◆ Objective ◆
Write out the material exactly. Do not include the pictures.

___ Data block ___

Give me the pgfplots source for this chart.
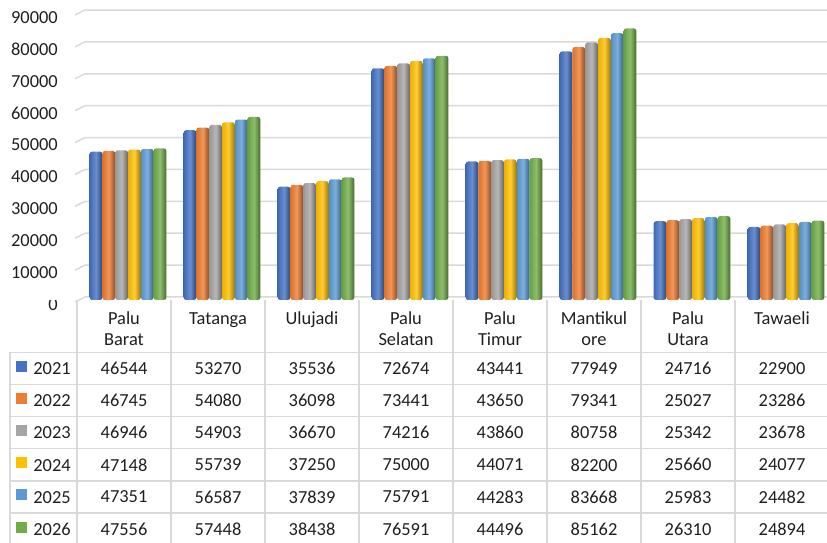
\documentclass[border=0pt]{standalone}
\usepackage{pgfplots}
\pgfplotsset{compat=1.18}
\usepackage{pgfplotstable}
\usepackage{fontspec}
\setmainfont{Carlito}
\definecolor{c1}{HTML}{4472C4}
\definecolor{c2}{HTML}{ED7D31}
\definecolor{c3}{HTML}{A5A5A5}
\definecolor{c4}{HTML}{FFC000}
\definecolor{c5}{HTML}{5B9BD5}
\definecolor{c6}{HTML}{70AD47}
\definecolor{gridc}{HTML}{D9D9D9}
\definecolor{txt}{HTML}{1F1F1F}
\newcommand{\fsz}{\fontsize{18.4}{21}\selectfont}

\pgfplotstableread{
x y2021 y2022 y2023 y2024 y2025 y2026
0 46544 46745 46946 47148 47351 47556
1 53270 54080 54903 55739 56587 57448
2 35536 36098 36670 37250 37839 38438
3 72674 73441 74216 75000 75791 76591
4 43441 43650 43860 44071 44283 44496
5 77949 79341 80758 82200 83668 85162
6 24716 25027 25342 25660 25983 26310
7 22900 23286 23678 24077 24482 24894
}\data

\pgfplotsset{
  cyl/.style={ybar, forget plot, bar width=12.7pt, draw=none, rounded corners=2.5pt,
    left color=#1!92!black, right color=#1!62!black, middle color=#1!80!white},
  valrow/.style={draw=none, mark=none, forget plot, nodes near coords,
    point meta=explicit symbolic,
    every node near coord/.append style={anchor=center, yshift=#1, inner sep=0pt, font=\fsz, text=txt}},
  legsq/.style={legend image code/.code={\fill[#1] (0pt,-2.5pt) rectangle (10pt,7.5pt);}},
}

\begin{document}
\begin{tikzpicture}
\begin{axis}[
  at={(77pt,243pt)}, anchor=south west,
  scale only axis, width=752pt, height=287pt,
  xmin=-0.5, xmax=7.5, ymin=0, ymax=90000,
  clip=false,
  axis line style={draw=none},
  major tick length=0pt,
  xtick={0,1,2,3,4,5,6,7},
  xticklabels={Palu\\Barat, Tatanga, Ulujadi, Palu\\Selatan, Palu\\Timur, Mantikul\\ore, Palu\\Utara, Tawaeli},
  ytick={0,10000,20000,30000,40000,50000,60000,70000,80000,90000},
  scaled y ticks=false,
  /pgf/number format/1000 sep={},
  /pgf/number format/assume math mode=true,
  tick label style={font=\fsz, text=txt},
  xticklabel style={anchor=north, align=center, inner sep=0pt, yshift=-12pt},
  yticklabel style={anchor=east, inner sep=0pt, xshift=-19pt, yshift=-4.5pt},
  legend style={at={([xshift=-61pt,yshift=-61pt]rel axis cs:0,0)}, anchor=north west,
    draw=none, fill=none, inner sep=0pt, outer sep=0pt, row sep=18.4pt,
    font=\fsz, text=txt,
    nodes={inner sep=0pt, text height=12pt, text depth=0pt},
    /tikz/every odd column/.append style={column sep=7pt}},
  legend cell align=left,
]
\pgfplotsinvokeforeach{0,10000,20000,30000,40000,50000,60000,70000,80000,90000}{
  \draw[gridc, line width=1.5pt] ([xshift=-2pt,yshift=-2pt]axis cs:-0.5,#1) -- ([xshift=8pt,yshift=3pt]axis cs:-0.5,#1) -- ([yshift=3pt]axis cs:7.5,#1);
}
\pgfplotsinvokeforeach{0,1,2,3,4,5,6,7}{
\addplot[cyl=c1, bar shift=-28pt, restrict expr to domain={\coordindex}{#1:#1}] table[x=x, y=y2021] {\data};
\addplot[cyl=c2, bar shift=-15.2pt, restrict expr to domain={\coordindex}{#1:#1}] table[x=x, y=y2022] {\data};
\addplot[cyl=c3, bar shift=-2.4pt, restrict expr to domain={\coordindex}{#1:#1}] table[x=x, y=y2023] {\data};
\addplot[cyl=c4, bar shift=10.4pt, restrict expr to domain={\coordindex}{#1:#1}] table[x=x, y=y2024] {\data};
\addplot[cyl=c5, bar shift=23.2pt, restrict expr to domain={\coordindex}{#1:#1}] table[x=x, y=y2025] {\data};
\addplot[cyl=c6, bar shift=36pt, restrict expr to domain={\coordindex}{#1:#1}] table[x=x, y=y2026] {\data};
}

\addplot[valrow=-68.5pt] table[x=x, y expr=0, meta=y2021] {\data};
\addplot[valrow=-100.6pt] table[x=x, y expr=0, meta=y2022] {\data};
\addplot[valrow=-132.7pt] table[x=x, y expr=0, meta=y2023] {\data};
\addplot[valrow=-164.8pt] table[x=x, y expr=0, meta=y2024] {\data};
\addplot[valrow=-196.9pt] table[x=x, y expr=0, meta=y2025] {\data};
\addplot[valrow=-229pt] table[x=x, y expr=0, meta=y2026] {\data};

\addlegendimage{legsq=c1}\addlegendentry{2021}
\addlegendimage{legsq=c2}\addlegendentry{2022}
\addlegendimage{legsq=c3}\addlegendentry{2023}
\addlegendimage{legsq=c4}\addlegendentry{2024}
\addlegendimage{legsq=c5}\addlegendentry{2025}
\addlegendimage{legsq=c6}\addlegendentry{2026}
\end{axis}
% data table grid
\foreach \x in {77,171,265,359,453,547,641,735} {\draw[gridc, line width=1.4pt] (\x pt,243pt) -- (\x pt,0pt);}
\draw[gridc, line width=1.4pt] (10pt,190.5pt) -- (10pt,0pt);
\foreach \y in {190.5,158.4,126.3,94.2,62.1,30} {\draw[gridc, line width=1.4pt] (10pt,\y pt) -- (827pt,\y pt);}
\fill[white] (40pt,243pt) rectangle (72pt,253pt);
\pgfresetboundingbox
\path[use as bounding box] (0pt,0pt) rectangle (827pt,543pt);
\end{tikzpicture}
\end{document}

___

◆ Answer to the task ◆
Give me the pgfplots source for this chart.
\documentclass[border=0pt]{standalone}
\usepackage{pgfplots}
\pgfplotsset{compat=1.18}
\usepackage{pgfplotstable}
\usepackage{fontspec}
\setmainfont{Carlito}
\definecolor{c1}{HTML}{4472C4}
\definecolor{c2}{HTML}{ED7D31}
\definecolor{c3}{HTML}{A5A5A5}
\definecolor{c4}{HTML}{FFC000}
\definecolor{c5}{HTML}{5B9BD5}
\definecolor{c6}{HTML}{70AD47}
\definecolor{gridc}{HTML}{D9D9D9}
\definecolor{txt}{HTML}{1F1F1F}
\newcommand{\fsz}{\fontsize{18.4}{21}\selectfont}

\pgfplotstableread{
x y2021 y2022 y2023 y2024 y2025 y2026
0 46544 46745 46946 47148 47351 47556
1 53270 54080 54903 55739 56587 57448
2 35536 36098 36670 37250 37839 38438
3 72674 73441 74216 75000 75791 76591
4 43441 43650 43860 44071 44283 44496
5 77949 79341 80758 82200 83668 85162
6 24716 25027 25342 25660 25983 26310
7 22900 23286 23678 24077 24482 24894
}\data

\pgfplotsset{
  cyl/.style={ybar, forget plot, bar width=12.7pt, draw=none, rounded corners=2.5pt,
    left color=#1!92!black, right color=#1!62!black, middle color=#1!80!white},
  valrow/.style={draw=none, mark=none, forget plot, nodes near coords,
    point meta=explicit symbolic,
    every node near coord/.append style={anchor=center, yshift=#1, inner sep=0pt, font=\fsz, text=txt}},
  legsq/.style={legend image code/.code={\fill[#1] (0pt,-2.5pt) rectangle (10pt,7.5pt);}},
}

\begin{document}
\begin{tikzpicture}
\begin{axis}[
  at={(77pt,243pt)}, anchor=south west,
  scale only axis, width=752pt, height=287pt,
  xmin=-0.5, xmax=7.5, ymin=0, ymax=90000,
  clip=false,
  axis line style={draw=none},
  major tick length=0pt,
  xtick={0,1,2,3,4,5,6,7},
  xticklabels={Palu\\Barat, Tatanga, Ulujadi, Palu\\Selatan, Palu\\Timur, Mantikul\\ore, Palu\\Utara, Tawaeli},
  ytick={0,10000,20000,30000,40000,50000,60000,70000,80000,90000},
  scaled y ticks=false,
  /pgf/number format/1000 sep={},
  /pgf/number format/assume math mode=true,
  tick label style={font=\fsz, text=txt},
  xticklabel style={anchor=north, align=center, inner sep=0pt, yshift=-12pt},
  yticklabel style={anchor=east, inner sep=0pt, xshift=-19pt, yshift=-4.5pt},
  legend style={at={([xshift=-61pt,yshift=-61pt]rel axis cs:0,0)}, anchor=north west,
    draw=none, fill=none, inner sep=0pt, outer sep=0pt, row sep=18.4pt,
    font=\fsz, text=txt,
    nodes={inner sep=0pt, text height=12pt, text depth=0pt},
    /tikz/every odd column/.append style={column sep=7pt}},
  legend cell align=left,
]
\pgfplotsinvokeforeach{0,10000,20000,30000,40000,50000,60000,70000,80000,90000}{
  \draw[gridc, line width=1.5pt] ([xshift=-2pt,yshift=-2pt]axis cs:-0.5,#1) -- ([xshift=8pt,yshift=3pt]axis cs:-0.5,#1) -- ([yshift=3pt]axis cs:7.5,#1);
}
\pgfplotsinvokeforeach{0,1,2,3,4,5,6,7}{
\addplot[cyl=c1, bar shift=-28pt, restrict expr to domain={\coordindex}{#1:#1}] table[x=x, y=y2021] {\data};
\addplot[cyl=c2, bar shift=-15.2pt, restrict expr to domain={\coordindex}{#1:#1}] table[x=x, y=y2022] {\data};
\addplot[cyl=c3, bar shift=-2.4pt, restrict expr to domain={\coordindex}{#1:#1}] table[x=x, y=y2023] {\data};
\addplot[cyl=c4, bar shift=10.4pt, restrict expr to domain={\coordindex}{#1:#1}] table[x=x, y=y2024] {\data};
\addplot[cyl=c5, bar shift=23.2pt, restrict expr to domain={\coordindex}{#1:#1}] table[x=x, y=y2025] {\data};
\addplot[cyl=c6, bar shift=36pt, restrict expr to domain={\coordindex}{#1:#1}] table[x=x, y=y2026] {\data};
}

\addplot[valrow=-68.5pt] table[x=x, y expr=0, meta=y2021] {\data};
\addplot[valrow=-100.6pt] table[x=x, y expr=0, meta=y2022] {\data};
\addplot[valrow=-132.7pt] table[x=x, y expr=0, meta=y2023] {\data};
\addplot[valrow=-164.8pt] table[x=x, y expr=0, meta=y2024] {\data};
\addplot[valrow=-196.9pt] table[x=x, y expr=0, meta=y2025] {\data};
\addplot[valrow=-229pt] table[x=x, y expr=0, meta=y2026] {\data};

\addlegendimage{legsq=c1}\addlegendentry{2021}
\addlegendimage{legsq=c2}\addlegendentry{2022}
\addlegendimage{legsq=c3}\addlegendentry{2023}
\addlegendimage{legsq=c4}\addlegendentry{2024}
\addlegendimage{legsq=c5}\addlegendentry{2025}
\addlegendimage{legsq=c6}\addlegendentry{2026}
\end{axis}
% data table grid
\foreach \x in {77,171,265,359,453,547,641,735} {\draw[gridc, line width=1.4pt] (\x pt,243pt) -- (\x pt,0pt);}
\draw[gridc, line width=1.4pt] (10pt,190.5pt) -- (10pt,0pt);
\foreach \y in {190.5,158.4,126.3,94.2,62.1,30} {\draw[gridc, line width=1.4pt] (10pt,\y pt) -- (827pt,\y pt);}
\fill[white] (40pt,243pt) rectangle (72pt,253pt);
\pgfresetboundingbox
\path[use as bounding box] (0pt,0pt) rectangle (827pt,543pt);
\end{tikzpicture}
\end{document}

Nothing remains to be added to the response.